• **Written request**
From the first line of the listing below to the line with "let fees = [596, 596, 596, 596, 596]", print each line exactly, and nothing more. Leave out the pictures.

• **Records provided**
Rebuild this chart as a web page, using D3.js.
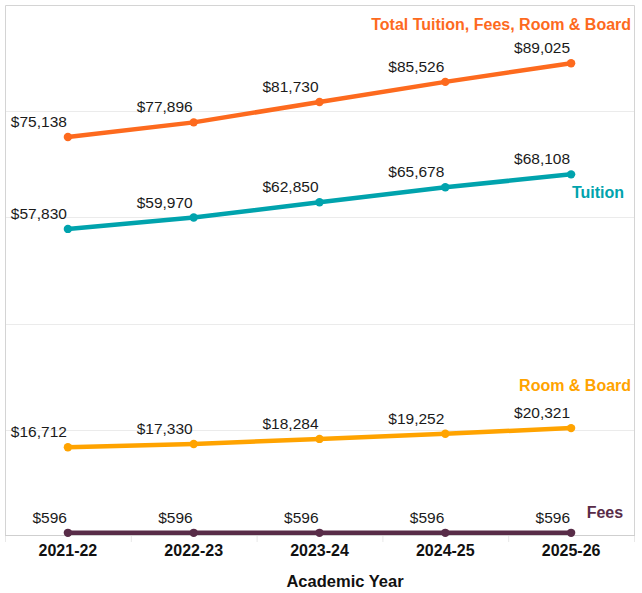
<!DOCTYPE html>
<html>
<head>
<meta charset="utf-8">
<script src="https://cdn.jsdelivr.net/npm/d3@7"></script>
<style>
	body { margin: 0; background: #fff; }
	text { font-family: "Liberation Sans", Arial, sans-serif; }
</style>
</head>
<body>
<div id="chart"></div>
<script>
let years = ['2021-22', '2022-23', '2023-24', '2024-25', '2025-26']

let total = [75138, 77896, 81730, 85526, 89025]
let tuition = [57830, 59970, 62850, 65678, 68108]
let roomBoard = [16712, 17330, 18284, 19252, 20321]
let fees = [596, 596, 596, 596, 596]

let seriesNames = ['Total Tuition, Fees, Room & Board', 'Tuition', 'Room & Board', 'Fees']
let gridValues = [20000, 40000, 60000, 80000]

function init(){
	let series = [
		{'name': seriesNames[0], 'values': total, 'colour': '#FD6A1E', 'dx': 60, 'dy': -33},
		{'name': seriesNames[1], 'values': tuition, 'colour': '#00A3AD', 'dx': 53, 'dy': 24},
		{'name': seriesNames[2], 'values': roomBoard, 'colour': '#FFA300', 'dx': 60, 'dy': -37},
		{'name': seriesNames[3], 'values': fees, 'colour': '#582C48', 'dx': 52, 'dy': -15}
	]
	createChart(series)
}

function createChart(series){
	let width = 642, height = 593
	let left = 5, right = 634, top = 5, bottom = 535

	let svg = d3.select('#chart')
	  .append('svg')
	    .attr('width', width)
	    .attr('height', height)

	let x = d3.scaleBand()
	  .domain(years)
	  .range([left, right])

	let y = d3.scaleLinear()
	  .domain([0, 100000])
	  .range([bottom + 1, top])

	// gridlines
	svg.selectAll('.grid')
		.data(gridValues)
		.enter()
		.append('line')
		.attr('x1', left)
		.attr('x2', right)
		.attr('y1', function(d){ return Math.round(y(d)) + 0.5 })
		.attr('y2', function(d){ return Math.round(y(d)) + 0.5 })
		.attr('stroke', '#ebebeb')
		.attr('stroke-width', 1)

	// frame
	svg.append('path')
		.attr('d', `M${left + 0.5},${bottom}V${top + 0.5}H${right + 0.5}V${bottom}`)
		.attr('fill', 'none')
		.attr('stroke', '#d4d4d4')

	// x axis
	let xAxis = svg.append('g')
		.attr('transform', 'translate(0,' + (bottom + 0.5) + ')')
		.call(d3.axisBottom(x).tickSize(0).tickPadding(0))
	xAxis.select('.domain').attr('stroke', '#cfcfcf').attr('d', `M${left},0H${right + 1}`)
	xAxis.selectAll('text')
		.attr('dy', 0)
		.attr('y', 20)
		.attr('font-family', '"Liberation Sans", Arial, sans-serif')
		.attr('font-size', '16px')
		.attr('font-weight', 'bold')
		.attr('fill', '#111')

	// separators between categories
	svg.selectAll('.sep')
		.data(years.concat(['end']))
		.enter()
		.append('line')
		.attr('x1', function(d, i){ return left + 0.5 + i * x.step() })
		.attr('x2', function(d, i){ return left + 0.5 + i * x.step() })
		.attr('y1', bottom + 1)
		.attr('y2', bottom + 7)
		.attr('stroke', '#e8e8e8')

	svg.append('text')
		.attr('x', 345)
		.attr('y', 587)
		.attr('text-anchor', 'middle')
		.attr('font-size', '16.5px')
		.attr('font-weight', 'bold')
		.attr('fill', '#111')
		.text('Academic Year')

	let cx = function(d, i){ return x(years[i]) + x.bandwidth() / 2 }

	series.forEach(function(s){
		let pts = s.values.map(function(v, i){ return {'x': cx(v, i), 'y': y(v), 'v': v} })

		svg.append('path')
			.datum(pts)
			.attr('fill', 'none')
			.attr('stroke', s.colour)
			.attr('stroke-width', 4.5)
			.attr('d', d3.line()
				.x(function(d){ return d.x })
				.y(function(d){ return d.y })
			)

		svg.selectAll(null)
			.data(pts)
			.enter()
			.append('circle')
			.attr('cx', function(d){ return d.x })
			.attr('cy', function(d){ return d.y })
			.attr('r', 4.2)
			.attr('fill', s.colour)

		svg.selectAll(null)
			.data(pts)
			.enter()
			.append('text')
			.attr('x', function(d){ return d.x - 1 })
			.attr('y', function(d){ return d.y - 10 })
			.attr('text-anchor', 'end')
			.attr('font-size', '15.5px')
			.attr('fill', '#1a1a1a')
			.text(function(d){ return '$' + d3.format(',')(d.v) })

		let last = pts[pts.length - 1]
		svg.append('text')
			.attr('x', last.x + s.dx)
			.attr('y', last.y + s.dy)
			.attr('text-anchor', 'end')
			.attr('font-size', '16px')
			.attr('font-weight', 'bold')
			.attr('fill', s.colour)
			.text(s.name)
	})
}

init()
</script>
</body>
</html>
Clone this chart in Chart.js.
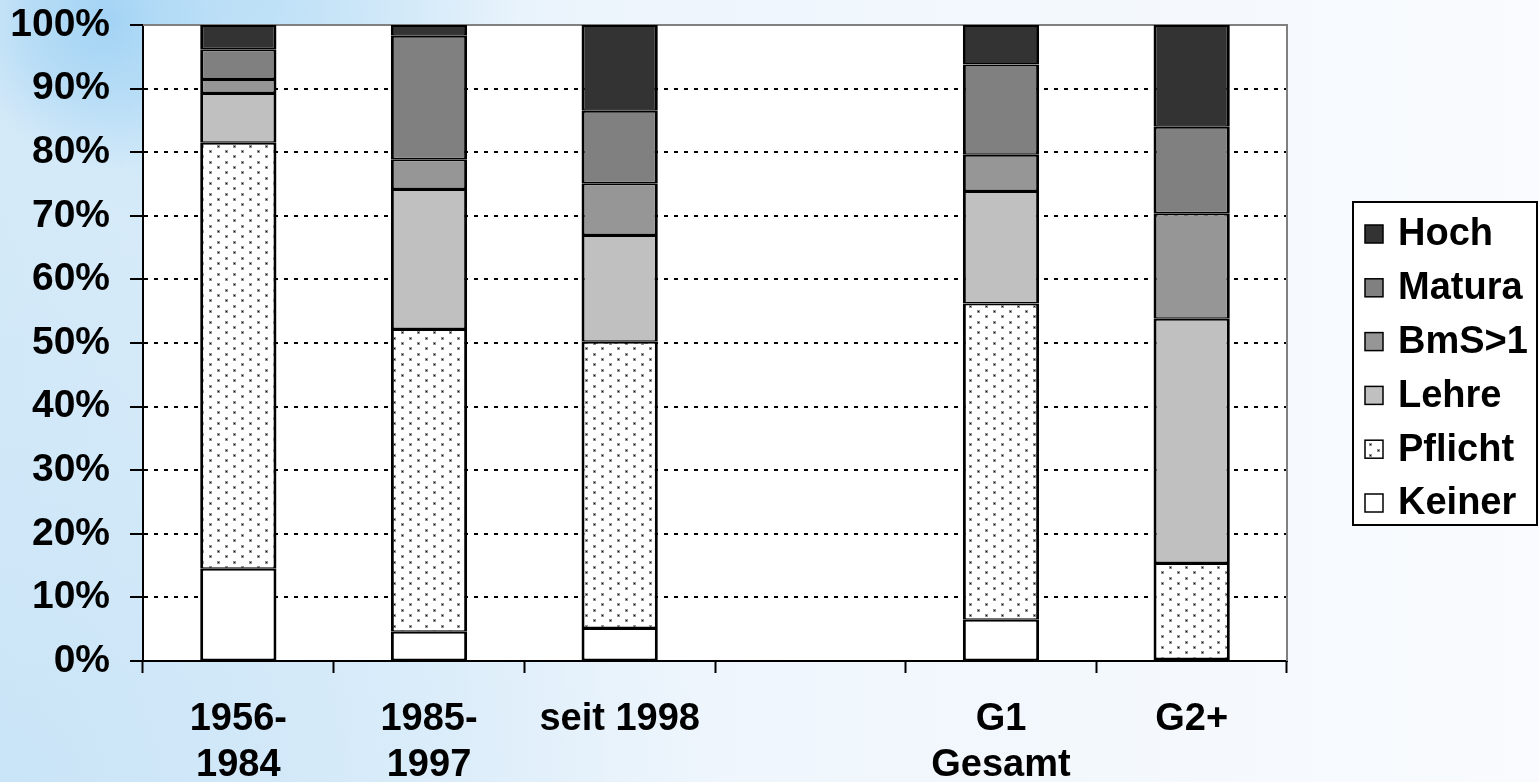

• **Complete response**
Rebuild this chart as a web page, using D3.js.
<!DOCTYPE html>
<html>
<head>
<meta charset="utf-8">
<script src="https://cdn.jsdelivr.net/npm/d3@7"></script>
<style>
	body { margin: 0; background: #fff; }
	text { font-family: "Liberation Sans", Arial, sans-serif; }
</style>
</head>
<body>
<div id="chart"></div>
<script>
let years = ['2021-22', '2022-23', '2023-24', '2024-25', '2025-26']

let total = [75138, 77896, 81730, 85526, 89025]
let tuition = [57830, 59970, 62850, 65678, 68108]
let roomBoard = [16712, 17330, 18284, 19252, 20321]
let fees = [596, 596, 596, 596, 596]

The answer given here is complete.